远处挤奶的大姐还能干一会儿站起来歇一会儿腰,林雪君却为了快点结束母羊的痛苦而一直不停地劳作,冷风时不时窜过棚圈,吹得累出一额汗水的女知青一阵寒颤。

宝姐紧了紧自己的围巾,犹豫几瞬便起身走到林雪君身边,从兜里掏出手帕来给林雪君将面颊、鼻尖和围脖内存的汗都细细擦干了。

林雪君仰起头,眉宇间尽是疲倦,可对上宝姐的眼神,还是漾起亲切的笑容。

宝姐原本想说笑两句,看到对方这样的表情,莫名从胸腔里涌出一股酸意。她温柔地帮林雪君整理了下围巾和帽子,粗糙寒冷的指尖触在林雪君潮热的脖颈,激得对方缩了下脖子。

宝姐心都软了,太不容易了,林同志太不容易了。

才多大年纪啊,在这冰天雪地的大草原,蹲在四处漏风的棚圈里一动不动地给母羊治疗。累得手臂以上部分全是汗。

但宝姐知道,这样一动不动,下半身不活血,脚肯定是冰凉冰凉的。

转身走到霞姐、翠姐等几个女人身边,大家凑到一块儿商量了几句,翠姐便转身出了棚圈。

几分钟后,她带着自家爷们儿,各抱了一捧柴火过来。

到林雪君身边,在对方疑惑眼神的注视下,翠姐夫妻俩利落地摆柴点火。

“谢谢翠姐、姐夫。”林雪君明白过来对方将自家用的柴抱过来给她取暖,忙要站起来道谢。

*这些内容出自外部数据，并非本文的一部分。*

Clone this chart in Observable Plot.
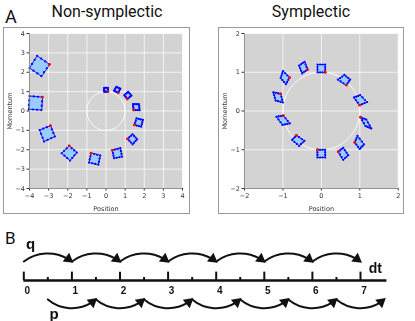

翠姐却从怀里抖出一个小毯子,压着林雪君坐回去后,将毯子往她腿上一盖,柔声道:

“家里孩子盖的小毯子,上面有点奶味,不脏,你别嫌弃。”

林雪君一手压着小毯子,身侧新烧起来的火堆逐渐散发出热意,盖在腿上的毯子瞬间拢住了温度,冰冷的脚趾很快便有了暖暖麻麻的感觉。

“我——”抬起头又想道谢。

翠姐忙摆摆手,拍拍丈夫肩膀将之轰走,不肯多承林雪君的谢意,自己也匆匆作别,折回去继续挤奶了。

林雪君心里也暖和起来,揉着母羊乳房的手臂都没那么酸了。

她抬起头看向阿木古楞,想跟对方说两句什么,释放一下胸腔里盈得过满的情绪。哪知刚跟阿木古楞对上视线,她都还没开口,母羊却先发作了——

它垂在阿木古楞胯下的尾巴忽然撅高,在阿木古楞哎呦一声低叫时,啪啦啦排了好几个羊粪蛋。

阿木古楞惊得攥起双拳举到面前,奈何羊后腿绑在他腿上,使羊不得挣扎时,他也失去了自由,只能低头一脸不敢置信地瞪着靴子间的羊粪球,一动也不能动。

林雪君也被这突如其来的变故搞得目瞪口呆,垂头看看阿木古楞靴间还冒着热气儿的粪球,抬头看看低头怒瞪羊屁股的少年郎。

几秒钟的凝滞后,两人视线再次碰到一起。

莫名其妙的氛围像搔人痒肉的手,使两人不约而同笑出声。

先是忍不住的“噗嗤”,接着扩大为喉间低沉的音节,然后又化成接连不断的哈哈哈哈。

“你要擦擦靴子吗?”林雪君笑了会儿,问他。

“跟羊打交道,哪有不沾点粪的,算了,你继续忙吧。”他用蒙语说罢,又用汉语道:“不算事儿~”

这三个字说出来,腔调跟大队里的东北人一模一样,还有点不流畅的古怪语气。